Ipfs running on ECS fargate. Missing seed for some files

Hello everyone!

Ipfs running on ECS fargate.

Each file that has been added is available through our gateway. The file, shortly after being added to the network, is available through the public API-Gateway. After some time, probably about a week, the files cannot be access through the public gateway, but are still available through my gateway.

When I hit this endpoint, it returns api gateway timeout error

curl "https://ipfs.io/ipfs/QmTvn4Dmy3kgBkKH6HfwDXRCH3g8exyGMsLAYvkGuw3agH"

but, using my gateway it returns json file:

curl -X POST "https://ipfs.devel.original.works/api/v0/cat?arg=QmTvn4Dmy3kgBkKH6HfwDXRCH3g8exyGMsLAYvkGuw3agH"

I ran ipfs locally and ran the command ipfs dht findprovs. For files that are not accessible by the public api gateway returns an empty array. For files that were uploaded recently, it returns list of peers.

I got stuck in debuging. I need help or guidance.
Thank you!

Additional information:
List of local addresses:

curl -X POST  "https://ipfs.devel.original.works/api/v0/swarm/addrs/local" | jq
{
  "Strings": [
    "/ip4/127.0.0.1/tcp/4001",
    "/ip4/127.0.0.1/udp/4001/quic",
    "/ip4/172.31.48.13/tcp/4001",
    "/ip4/172.31.48.13/udp/4001/quic",
    "/ip4/52.91.154.217/tcp/4001",
    "/ip4/52.91.154.217/udp/4001/quic",
    "/ip6/::1/tcp/4001",
    "/ip6/::1/udp/4001/quic"
  ]
}

Port 4001 is open:

telnet 52.91.154.217 4001
Trying 52.91.154.217...
Connected to 52.91.154.217.

File is pinned:

curl -X POST "https://ipfs.devel.original.works/api/v0/pin/ls"
"QmTvn4Dmy3kgBkKH6HfwDXRCH3g8exyGMsLAYvkGuw3agH": {
  "Type": "recursive"
},

Everything looks good from here.
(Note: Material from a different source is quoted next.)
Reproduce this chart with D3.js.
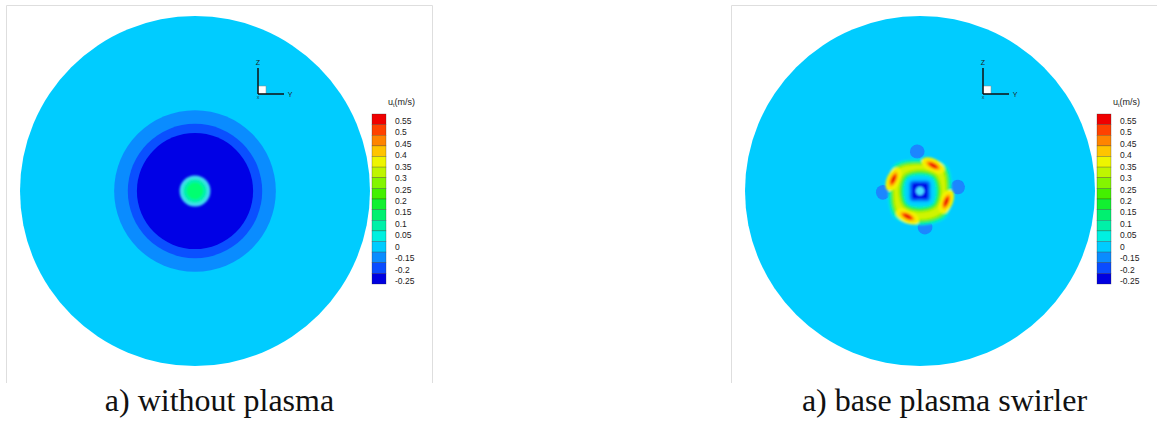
<!DOCTYPE html>
<html><head><meta charset="utf-8">
<script src="https://cdn.jsdelivr.net/npm/d3@7"></script>
<style>html,body{margin:0;padding:0;background:#fff;}svg{display:block;}</style>
</head><body>
<svg id="chart" width="1157" height="422"></svg>
<script>
// ---------------- DATA ----------------
const captions = ["a) without plasma", "a) base plasma swirler"];
const legendLabels = ["0.55","0.5","0.45","0.4","0.35","0.3","0.25","0.2","0.15","0.1","0.05","0","-0.15","-0.2","-0.25"];
const legendColors = ["#f00000","#ff4200","#ff8400","#ffc400","#eef500","#bff500","#84f500","#44f000","#12f030","#00f070","#00f0a8","#00f0e0","#00ccff","#0a8cff","#0a4cff","#0000e0"];
const pipeRadius = 50;                 // mm, domain of radial scale
// case a) without plasma : concentric contour discs (radius mm, level colour)
const plainRadii  = [50, 23.1, 19.2, 16.6];
const plainColors = ["#00ccff", "#0a8cff", "#0a50ff", "#0000e6"];
const coreRadii   = [4.4, 3.4, 2.4];
const coreColors  = ["#40dcf0", "#00f0b0", "#00ff70"];
// case b) base plasma swirler
const bandAngles = [0, 45, 90, 135, 180, 225, 270, 315];  // deg, clockwise from +Z
const swirlBands = [
  {color:"#00ecd8", r:[9.1,10.6,9.1,10.6,9.8,10.6,9.1,10.6]},
  {color:"#10f070", r:[8.6,10.0,8.6,10.0,9.3,10.0,8.6,10.0]},
  {color:"#80f000", r:[8.0,9.4,8.0,9.4,8.7,9.4,8.0,9.4]},
  {color:"#d0f400", r:[7.4,8.7,7.4,8.7,8.1,8.7,7.4,8.7]},
  {color:"#9af000", r:[6.2,6.7,6.2,6.7,6.2,6.7,6.2,6.7]},
  {color:"#20f040", r:[5.6,6.1,5.6,6.1,5.6,6.1,5.6,6.1]},
  {color:"#00ecd0", r:[4.9,5.4,4.9,5.4,4.9,5.4,4.9,5.4]},
  {color:"#00d0ff", r:[4.2,4.9,4.2,4.9,4.2,4.9,4.2,4.9]},
  {color:"#0078ff", r:[3.0,3.8,3.0,3.8,3.0,3.8,3.0,3.8]},
  {color:"#0010e8", r:[2.3,3.0,2.3,3.0,2.3,3.0,2.3,3.0]},
  {color:"#48dcff", r:[1.2,1.2,1.2,1.2,1.2,1.2,1.2,1.2]}
];
const lobeAngles = [-4, 84, 172, 268];          // deg
const lobeDist   = [11.3, 10.9, 10.5, 10.6];    // mm
const lobeRadius = 2.1;                          // mm
const lobeColor  = "#1a86ff";
const hotAngles  = [27, 112, 206, 294];          // deg
const hotDist    = [8.2, 8.1, 8.1, 8.3];         // mm
const hotLayers  = [
  {color:"#f4f200", a:3.6, b:1.9},
  {color:"#ffc000", a:2.4, b:1.1},
  {color:"#ff5000", a:1.7, b:0.7},
  {color:"#e81000", a:1.0, b:0.4}
];

// ---------------- LAYOUT ----------------
const svg = d3.select("#chart");
const panelX = [0, 725];
const cx = 195, cy = 191, Rpx = 175;
const rScale = d3.scaleLinear().domain([0, pipeRadius]).range([0, Rpx]);

const defs = svg.append("defs");
defs.append("filter").attr("id","blur").attr("x","-50%").attr("y","-50%").attr("width","200%").attr("height","200%")
  .append("feGaussianBlur").attr("stdDeviation", 1.0);
defs.append("filter").attr("id","blurS").attr("x","-50%").attr("y","-50%").attr("width","200%").attr("height","200%")
  .append("feGaussianBlur").attr("stdDeviation", 0.5);

const radial = d3.lineRadial().curve(d3.curveCardinalClosed.tension(0))
  .angle(d => d[0] * Math.PI / 180).radius(d => rScale(d[1]));

function polar(angDeg, dist) {
  const a = angDeg * Math.PI / 180;
  return [rScale(dist) * Math.sin(a), -rScale(dist) * Math.cos(a)];
}

panelX.forEach((ox, pi) => {
  const g = svg.append("g").attr("transform", `translate(${ox},0)`);
  // frame
  g.append("path").attr("d", "M6.5,383V5.5H432.5V383").attr("fill","none").attr("stroke","#dedede").attr("stroke-width",1);

  const plot = g.append("g").attr("transform", `translate(${cx},${cy})`);
  if (pi === 0) {
    plot.selectAll("circle.band").data(plainRadii).join("circle").attr("class","band")
      .attr("r", d => rScale(d)).attr("fill", (d,i) => plainColors[i]);
    plot.append("g").attr("filter","url(#blur)")
      .selectAll("circle").data(coreRadii).join("circle")
      .attr("r", d => rScale(d)).attr("fill", (d,i) => coreColors[i]);
  } else {
    plot.append("circle").attr("r", rScale(plainRadii[0])).attr("fill", plainColors[0]);
    plot.append("g").attr("filter","url(#blurS)")
      .selectAll("ellipse.lobe").data(lobeAngles).join("ellipse").attr("class","lobe")
      .attr("transform", (d,i) => `translate(${polar(d, lobeDist[i])}) rotate(${d})`)
      .attr("rx", rScale(lobeRadius)).attr("ry", rScale(lobeRadius) * 0.95).attr("fill", lobeColor);
    const pat = plot.append("g").attr("filter","url(#blur)");
    swirlBands.slice(0,4).forEach(b => {
      pat.append("path").attr("d", radial(bandAngles.map((a,i) => [a, b.r[i]]))).attr("fill", b.color);
    });
    hotAngles.forEach((a, i) => {
      const p = polar(a, hotDist[i]);
      const hg = pat.append("g").attr("transform", `translate(${p[0]},${p[1]}) rotate(${a})`);
      hotLayers.forEach(l => {
        hg.append("ellipse").attr("rx", rScale(l.a)).attr("ry", rScale(l.b)).attr("fill", l.color);
      });
    });
    swirlBands.slice(4).forEach(b => {
      pat.append("path").attr("d", radial(bandAngles.map((a,i) => [a, b.r[i]]))).attr("fill", b.color);
    });
  }

  // axis triad
  const t = g.append("g").attr("transform","translate(258,94)");
  t.append("rect").attr("x",0).attr("y",-8).attr("width",8).attr("height",8).attr("fill","#fff").attr("stroke","#888").attr("stroke-width",0.5);
  t.append("line").attr("x1",0).attr("y1",0).attr("x2",0).attr("y2",-26).attr("stroke","#111").attr("stroke-width",1.5);
  t.append("line").attr("x1",0).attr("y1",0).attr("x2",26).attr("y2",0).attr("stroke","#111").attr("stroke-width",1.5);
  t.append("text").attr("x",0).attr("y",-29).attr("text-anchor","middle").attr("font-family","Liberation Sans, Arial").attr("font-size",7).attr("fill","#222").text("Z");
  t.append("text").attr("x",32).attr("y",2.5).attr("text-anchor","middle").attr("font-family","Liberation Sans, Arial").attr("font-size",7).attr("fill","#222").text("Y");
  t.append("text").attr("x",0).attr("y",4.5).attr("text-anchor","middle").attr("font-family","Liberation Sans, Arial").attr("font-size",4).attr("fill","#222").text("X");

  // legend
  const lg = g.append("g");
  const band = d3.scaleBand().domain(d3.range(legendColors.length)).range([114, 284]);
  lg.selectAll("rect").data(legendColors).join("rect")
    .attr("x", 372).attr("y", (d,i) => band(i)).attr("width", 14).attr("height", band.bandwidth())
    .attr("fill", d => d).attr("stroke","rgba(40,40,40,0.55)").attr("stroke-width",0.5);
  const lp = d3.scalePoint().domain(legendLabels).range([121, 281]);
  lg.selectAll("text.lab").data(legendLabels).join("text").attr("class","lab")
    .attr("x", 395).attr("y", d => lp(d)).attr("dy","0.35em")
    .attr("font-family","Liberation Sans, Arial").attr("font-size",8.5).attr("fill","#222").text(d => d);
  const title = lg.append("text").attr("x",388).attr("y",105)
    .attr("font-family","Liberation Sans, Arial").attr("font-size",9).attr("fill","#222");
  title.append("tspan").text("u");
  title.append("tspan").attr("font-size",5.5).attr("dy",1.5).text("t");
  title.append("tspan").attr("dy",-1.5).text("(m/s)");

  // caption
  g.append("text").attr("x", 219.5).attr("y", 411).attr("text-anchor","middle")
    .attr("font-family","Liberation Serif, Times New Roman, serif").attr("font-size",32).attr("fill","#111")
    .text(captions[pi]);
});
</script>
</body></html>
The likely problem is that you are serving too many blocks for the default DHT client, so it cannot finish its reprovide runs under 12 hours (and likely takes days instead), so things fall out of the DHT. It’s easy to address, just turn on the accelerated DHT client, and restart your node. It will scan the network (about 10 mins), then do a full reprovide (which will take vastly less than 12 hours), and everything will be fine.
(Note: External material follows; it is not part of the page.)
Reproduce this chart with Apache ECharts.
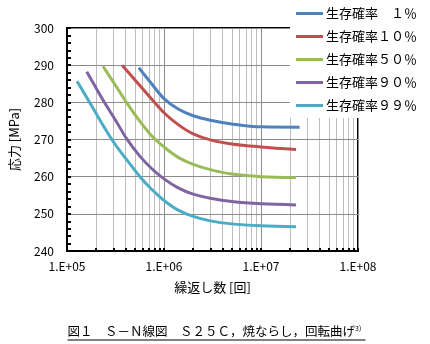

ipfs config --json Experimental.AcceleratedDHTClient true

1 Like

It works!

@ylempereur I appreciate that you took the time to respond quickly. Thank you!

Hi,
Still getting 504 error for some files. I’d say enabling accelerated dht helped 90% of files, but some of them don’t want to fetch the first time. The weird thing is that when I try to reload the page several times, I can get it eventually. I tested the CID on the IPFS check page and got this error:

I have changed the reprovide rate from 12h to 8h on my own node for similar reasons, try that.

1 Like

While debugging my node, I noticed that I had wrongly found the source of the problem. While browsing the metrics, we found a memory usage graph. The memory consumption started to increase and when it reached the limit, the node restarted.


When the memory limit was increased to 2GB from 1GB, the interval only increased. The same applies to increasing the limit to 4GB.

My next step was to change LowWater to 200 and highWater to 300. That didn’t change anything. At some point, I turned off accelerated dht. The change in the chart is interesting but hasn’t changed anything.
Before:

After:

What could be causing this node behavior? Is 4gb still not enough memory? What else can I change in the settings to reduce memory consumption?

ipfs config profile apply lowpower

This will disable the DHTServer (helping other nodes find content) and the reprovider (storing in the DHT which files you host) as well as a few other things.

After a few tries, I managed to get a stable instance.


My settings now look like this:

"Experimental": {
    "AcceleratedDHTClient": true,
    "FilestoreEnabled": true,
    "GraphsyncEnabled": false,
    "Libp2pStreamMounting": true,
    "P2pHttpProxy": true,
    "StrategicProviding": false,
    "UrlstoreEnabled": true
  },
  "Reprovider": {
    "Interval": "8h",
    "Strategy": "all"
  },
  "Routing": {
    "Type": "dhtclient"
  },
  "Swarm": {
    "AddrFilters": null,
    "ConnMgr": {
      "GracePeriod": "1m0s",
      "HighWater": 40,
      "LowWater": 20,
      "Type": "basic"
    },
    "DisableBandwidthMetrics": false,
    "DisableNatPortMap": false,
    "RelayClient": {},
    "RelayService": {},
    "ResourceMgr": {},
    "Transports": {
      "Multiplexers": {},
      "Network": {},
      "Security": {}
    }
  }

Unfortunately, the files are not accessible through the public API gateway. Is 4gb of ram not too much for a node?